>> START Record set
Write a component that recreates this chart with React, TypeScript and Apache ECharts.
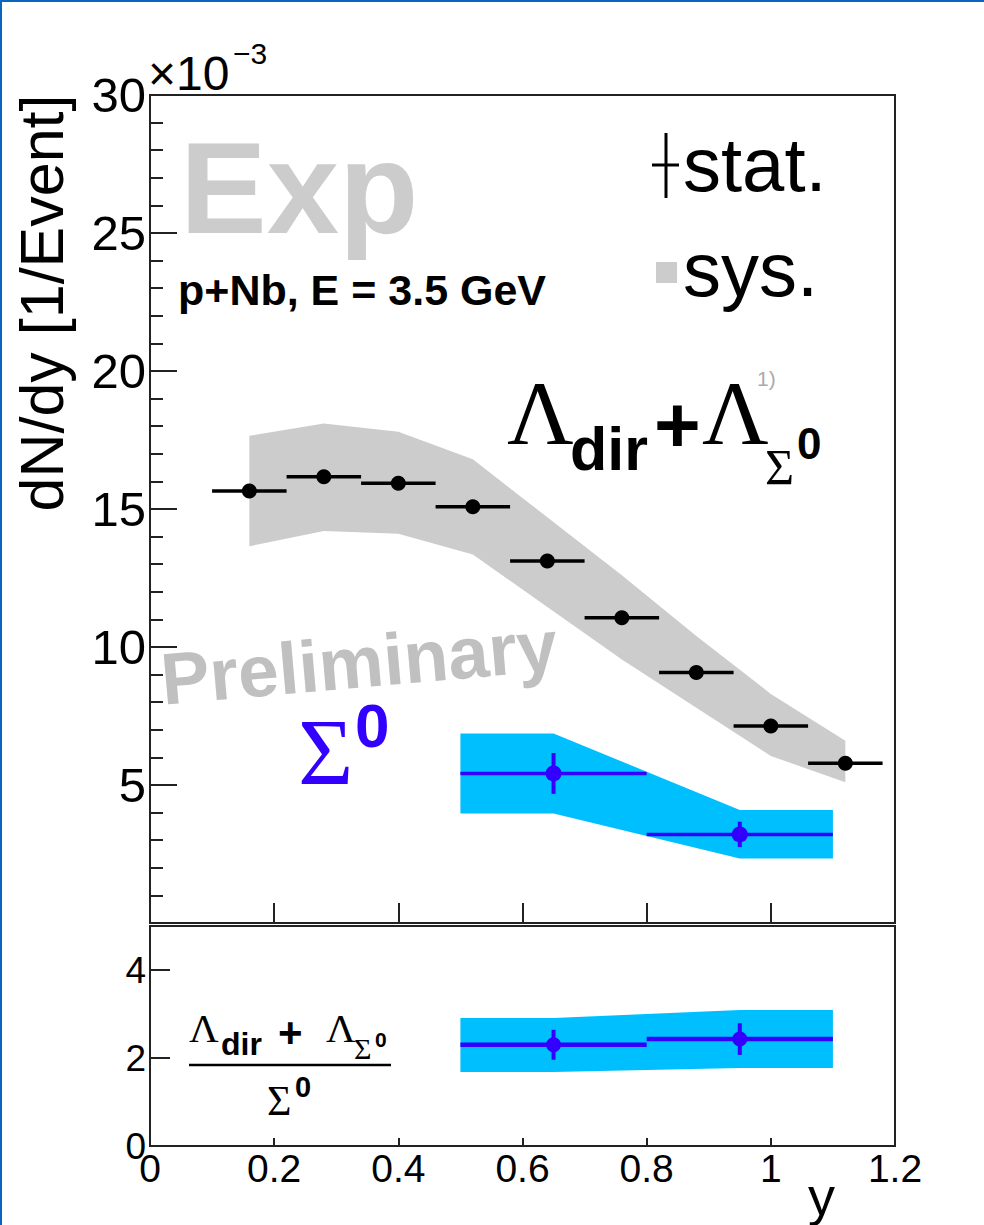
>> END Record set
>> START Record set
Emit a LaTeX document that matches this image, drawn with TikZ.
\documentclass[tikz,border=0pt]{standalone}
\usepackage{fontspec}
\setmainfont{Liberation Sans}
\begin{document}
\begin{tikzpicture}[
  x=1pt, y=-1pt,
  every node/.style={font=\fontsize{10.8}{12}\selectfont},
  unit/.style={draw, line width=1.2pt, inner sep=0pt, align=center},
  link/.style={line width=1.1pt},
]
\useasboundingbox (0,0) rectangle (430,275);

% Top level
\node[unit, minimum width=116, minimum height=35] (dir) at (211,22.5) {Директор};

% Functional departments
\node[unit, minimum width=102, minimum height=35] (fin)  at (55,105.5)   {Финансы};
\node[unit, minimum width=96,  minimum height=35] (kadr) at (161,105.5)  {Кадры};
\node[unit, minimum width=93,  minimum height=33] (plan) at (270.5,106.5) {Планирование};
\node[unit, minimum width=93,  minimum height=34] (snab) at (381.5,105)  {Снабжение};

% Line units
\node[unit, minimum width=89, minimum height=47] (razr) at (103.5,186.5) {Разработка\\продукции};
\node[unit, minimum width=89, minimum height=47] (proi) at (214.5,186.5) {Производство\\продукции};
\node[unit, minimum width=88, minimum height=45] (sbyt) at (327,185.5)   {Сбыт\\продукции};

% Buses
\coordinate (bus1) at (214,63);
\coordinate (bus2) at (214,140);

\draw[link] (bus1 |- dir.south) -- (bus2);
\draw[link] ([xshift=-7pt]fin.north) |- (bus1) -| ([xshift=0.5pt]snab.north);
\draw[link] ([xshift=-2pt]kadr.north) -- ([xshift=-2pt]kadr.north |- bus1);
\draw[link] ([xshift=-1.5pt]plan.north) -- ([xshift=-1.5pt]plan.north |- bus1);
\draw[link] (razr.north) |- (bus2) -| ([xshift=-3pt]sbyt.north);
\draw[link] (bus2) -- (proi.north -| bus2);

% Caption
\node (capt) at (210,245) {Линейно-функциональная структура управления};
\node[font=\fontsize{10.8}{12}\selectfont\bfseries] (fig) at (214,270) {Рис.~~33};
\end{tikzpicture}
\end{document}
>> END Record set
>> START Record set
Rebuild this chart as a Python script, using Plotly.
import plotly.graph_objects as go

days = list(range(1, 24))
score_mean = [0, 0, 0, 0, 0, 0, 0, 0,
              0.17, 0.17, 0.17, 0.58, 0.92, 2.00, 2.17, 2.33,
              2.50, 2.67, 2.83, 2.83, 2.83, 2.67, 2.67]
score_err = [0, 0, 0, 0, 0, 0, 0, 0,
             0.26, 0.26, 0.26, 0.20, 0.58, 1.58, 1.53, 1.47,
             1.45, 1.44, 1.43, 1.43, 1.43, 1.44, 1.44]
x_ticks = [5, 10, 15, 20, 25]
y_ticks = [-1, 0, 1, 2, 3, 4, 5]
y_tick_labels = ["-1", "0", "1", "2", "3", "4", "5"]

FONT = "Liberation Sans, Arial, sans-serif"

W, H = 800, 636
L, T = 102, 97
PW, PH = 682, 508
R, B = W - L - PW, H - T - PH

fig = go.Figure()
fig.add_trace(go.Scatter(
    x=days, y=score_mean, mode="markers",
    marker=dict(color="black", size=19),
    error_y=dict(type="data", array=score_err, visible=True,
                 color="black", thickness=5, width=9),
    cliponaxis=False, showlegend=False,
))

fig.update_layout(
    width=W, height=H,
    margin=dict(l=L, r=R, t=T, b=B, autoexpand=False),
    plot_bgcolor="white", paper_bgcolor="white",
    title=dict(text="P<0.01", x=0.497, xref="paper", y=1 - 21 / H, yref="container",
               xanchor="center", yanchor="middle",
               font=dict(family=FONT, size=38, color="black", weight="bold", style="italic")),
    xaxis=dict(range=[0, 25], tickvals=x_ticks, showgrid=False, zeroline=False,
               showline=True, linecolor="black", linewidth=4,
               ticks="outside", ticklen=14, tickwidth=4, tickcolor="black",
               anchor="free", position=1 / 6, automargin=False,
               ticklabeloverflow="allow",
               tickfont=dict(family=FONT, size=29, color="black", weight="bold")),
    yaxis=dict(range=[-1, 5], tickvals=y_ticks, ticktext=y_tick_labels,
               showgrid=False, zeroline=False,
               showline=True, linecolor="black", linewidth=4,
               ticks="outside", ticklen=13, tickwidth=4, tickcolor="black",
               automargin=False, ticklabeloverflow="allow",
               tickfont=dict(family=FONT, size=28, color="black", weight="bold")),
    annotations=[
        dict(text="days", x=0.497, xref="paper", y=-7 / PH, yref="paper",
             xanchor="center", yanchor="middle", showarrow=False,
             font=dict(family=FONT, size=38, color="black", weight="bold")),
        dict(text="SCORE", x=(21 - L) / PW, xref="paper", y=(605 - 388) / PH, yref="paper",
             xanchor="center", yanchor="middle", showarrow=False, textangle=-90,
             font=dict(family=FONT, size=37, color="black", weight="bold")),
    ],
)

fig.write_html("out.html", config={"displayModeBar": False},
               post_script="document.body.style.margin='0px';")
>> END Record set
Objective | Set down exactly the lines from the line that contains "Emit a LaTeX" to the line that contains "minimum height=34] (snab)", both lines included, and nothing more.

Task answer |
Emit a LaTeX document that matches this image, drawn with TikZ.
\documentclass[tikz,border=0pt]{standalone}
\usepackage{fontspec}
\setmainfont{Liberation Sans}
\begin{document}
\begin{tikzpicture}[
  x=1pt, y=-1pt,
  every node/.style={font=\fontsize{10.8}{12}\selectfont},
  unit/.style={draw, line width=1.2pt, inner sep=0pt, align=center},
  link/.style={line width=1.1pt},
]
\useasboundingbox (0,0) rectangle (430,275);

% Top level
\node[unit, minimum width=116, minimum height=35] (dir) at (211,22.5) {Директор};

% Functional departments
\node[unit, minimum width=102, minimum height=35] (fin)  at (55,105.5)   {Финансы};
\node[unit, minimum width=96,  minimum height=35] (kadr) at (161,105.5)  {Кадры};
\node[unit, minimum width=93,  minimum height=33] (plan) at (270.5,106.5) {Планирование};
\node[unit, minimum width=93,  minimum height=34] (snab) at (381.5,105)  {Снабжение};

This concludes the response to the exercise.